Before Google, Microsoft controlled the online/tech space. Yahoo too could not retain the edge. So how long do you think Google will maintain its online supremacy? When will another world changing application come and takeover Google?

Well, I would not be surprised if Rediff and Baidu ended up being bigger than Google because they are working on a larger base of people. And as the population becomes free and more tied to the free markets, I think that is when each and every person in India and China will become equivalent to a person in the US in terms of market. 

There will be another Google, a bigger Google and another bigger Microsoft and I will tell you why. Because the world is more interconnected no than ever before, there are many more computers and mobiles on the planet now. And anybody who comes up with something extra-ordinary will have a faster opportunity to proliferate.

 

Do you have a sense of what kind of company will that be?

If you have a great new application for cellphone and the carriers figure out how to work with that company. There is a huge opportunity there. 

The global economy has taken a downturn. The funds are worried if they will be able to raise money, the startups are worried if they will get money. What's your take on this?
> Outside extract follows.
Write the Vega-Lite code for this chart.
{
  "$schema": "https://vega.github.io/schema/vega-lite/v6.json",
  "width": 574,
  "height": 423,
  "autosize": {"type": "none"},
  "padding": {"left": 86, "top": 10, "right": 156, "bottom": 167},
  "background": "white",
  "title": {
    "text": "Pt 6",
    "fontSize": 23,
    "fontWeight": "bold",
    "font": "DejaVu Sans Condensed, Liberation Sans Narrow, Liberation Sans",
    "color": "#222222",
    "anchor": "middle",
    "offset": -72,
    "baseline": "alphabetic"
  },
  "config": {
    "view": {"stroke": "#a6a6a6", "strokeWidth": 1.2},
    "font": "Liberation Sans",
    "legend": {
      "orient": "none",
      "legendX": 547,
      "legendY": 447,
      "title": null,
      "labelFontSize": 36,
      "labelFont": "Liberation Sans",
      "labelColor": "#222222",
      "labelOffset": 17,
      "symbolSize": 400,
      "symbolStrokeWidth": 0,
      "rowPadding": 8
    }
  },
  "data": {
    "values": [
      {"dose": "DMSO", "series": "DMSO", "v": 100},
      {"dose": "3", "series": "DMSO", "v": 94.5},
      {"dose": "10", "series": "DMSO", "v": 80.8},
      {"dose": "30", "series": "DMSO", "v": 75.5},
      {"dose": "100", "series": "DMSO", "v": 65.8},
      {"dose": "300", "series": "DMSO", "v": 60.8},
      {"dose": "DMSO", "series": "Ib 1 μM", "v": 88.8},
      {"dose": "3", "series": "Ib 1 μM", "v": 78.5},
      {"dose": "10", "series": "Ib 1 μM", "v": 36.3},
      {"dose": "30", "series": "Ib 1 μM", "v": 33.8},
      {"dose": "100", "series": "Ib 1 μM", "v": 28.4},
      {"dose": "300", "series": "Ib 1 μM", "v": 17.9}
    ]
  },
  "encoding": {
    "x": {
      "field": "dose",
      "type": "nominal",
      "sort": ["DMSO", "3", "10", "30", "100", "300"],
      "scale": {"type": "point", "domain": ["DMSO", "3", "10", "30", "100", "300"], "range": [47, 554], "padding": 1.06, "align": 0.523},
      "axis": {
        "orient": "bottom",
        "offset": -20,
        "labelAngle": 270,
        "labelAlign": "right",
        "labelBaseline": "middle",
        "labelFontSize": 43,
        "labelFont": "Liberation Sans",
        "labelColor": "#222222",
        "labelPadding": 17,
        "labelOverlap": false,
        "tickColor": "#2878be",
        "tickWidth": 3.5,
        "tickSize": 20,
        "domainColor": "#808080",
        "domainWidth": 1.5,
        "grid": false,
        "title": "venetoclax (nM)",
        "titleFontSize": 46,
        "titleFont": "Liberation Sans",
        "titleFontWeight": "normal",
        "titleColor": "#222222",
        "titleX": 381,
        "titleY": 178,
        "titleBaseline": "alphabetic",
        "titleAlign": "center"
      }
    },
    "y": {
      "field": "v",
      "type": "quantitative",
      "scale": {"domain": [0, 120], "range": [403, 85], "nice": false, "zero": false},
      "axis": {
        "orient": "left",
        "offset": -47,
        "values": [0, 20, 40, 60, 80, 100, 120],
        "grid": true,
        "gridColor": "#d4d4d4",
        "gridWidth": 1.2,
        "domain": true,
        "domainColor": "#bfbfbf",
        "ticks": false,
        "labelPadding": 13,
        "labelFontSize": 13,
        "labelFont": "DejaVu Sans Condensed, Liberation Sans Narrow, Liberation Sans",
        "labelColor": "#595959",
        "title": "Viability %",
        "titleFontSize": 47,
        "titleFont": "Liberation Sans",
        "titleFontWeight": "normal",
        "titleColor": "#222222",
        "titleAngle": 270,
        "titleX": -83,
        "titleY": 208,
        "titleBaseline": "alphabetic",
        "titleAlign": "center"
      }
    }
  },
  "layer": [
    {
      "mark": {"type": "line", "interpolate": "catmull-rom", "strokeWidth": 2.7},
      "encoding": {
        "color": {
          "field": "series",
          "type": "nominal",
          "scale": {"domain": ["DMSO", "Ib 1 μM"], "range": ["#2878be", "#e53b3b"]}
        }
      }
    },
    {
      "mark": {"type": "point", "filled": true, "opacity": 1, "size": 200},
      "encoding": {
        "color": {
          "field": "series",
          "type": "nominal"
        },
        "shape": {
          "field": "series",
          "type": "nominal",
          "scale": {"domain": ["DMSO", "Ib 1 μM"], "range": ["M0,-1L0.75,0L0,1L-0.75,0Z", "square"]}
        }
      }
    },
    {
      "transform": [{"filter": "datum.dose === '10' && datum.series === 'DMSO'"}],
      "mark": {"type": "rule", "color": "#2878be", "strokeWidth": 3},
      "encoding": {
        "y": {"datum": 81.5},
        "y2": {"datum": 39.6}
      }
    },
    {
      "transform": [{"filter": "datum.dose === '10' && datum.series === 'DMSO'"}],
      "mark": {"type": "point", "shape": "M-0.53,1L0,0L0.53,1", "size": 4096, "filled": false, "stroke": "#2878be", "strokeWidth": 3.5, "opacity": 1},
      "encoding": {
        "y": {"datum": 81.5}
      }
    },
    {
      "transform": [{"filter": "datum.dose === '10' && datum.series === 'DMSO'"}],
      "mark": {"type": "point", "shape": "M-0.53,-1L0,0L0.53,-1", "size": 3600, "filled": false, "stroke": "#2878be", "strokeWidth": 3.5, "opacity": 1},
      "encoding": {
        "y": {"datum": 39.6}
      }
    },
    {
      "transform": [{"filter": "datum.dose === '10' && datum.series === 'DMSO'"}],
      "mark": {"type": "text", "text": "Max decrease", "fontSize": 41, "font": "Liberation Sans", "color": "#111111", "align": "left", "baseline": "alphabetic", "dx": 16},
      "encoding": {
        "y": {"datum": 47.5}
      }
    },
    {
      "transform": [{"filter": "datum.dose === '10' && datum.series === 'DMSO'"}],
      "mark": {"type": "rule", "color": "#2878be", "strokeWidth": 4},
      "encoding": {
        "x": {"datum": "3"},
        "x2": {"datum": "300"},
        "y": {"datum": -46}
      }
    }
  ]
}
The sad part is that there will probably be venture funds with really good teams who may not be able to raise money. But the few top brands that you mentioned will not have problems. It may become an industry of the few winners. On the other hand it is a very big growing industry globally. So the Silicon Valley venture funds might consolidate into the top few but the global funds will be still expanding and there will be  opportunities there.

We are going to have a huge advantage at DFJ because we have a global network and I think investors understand that. But I also think that these times, when things are really bad and when things are really good, are  major opportunities. Because at these times entrepreneurs become the most creative. I think the best companies are funded at times like this (bad times) or when they are at the top. 

 

What's your advice to the startups who may not probably find it easy getting funding now for a year or so?

Manage the cash well. If you don't think you can get to profitability before the money runs out, you need to possibly shake-up your model, may be the model is not right. This is the best time to come up with creativity inside your organisation.

 

A lot of internet portals keep burning cash. Do you think its time to focus more on cash flows?

You don't ever burn your cash. Manage your cash properly, invest it very well, figure out what to do with and go after it. If you have a lot of cash, then you can take risks. But if there is not much cash in the bank and if you are burning a lot of it, then one should rethink it. Investors have these periods when they freeze investments and it looks like there will be such a period, but hopefully a short one.

Are you raising an India exclusive fund?

I can't answer that. I am not allowed to talk about as it's against the law.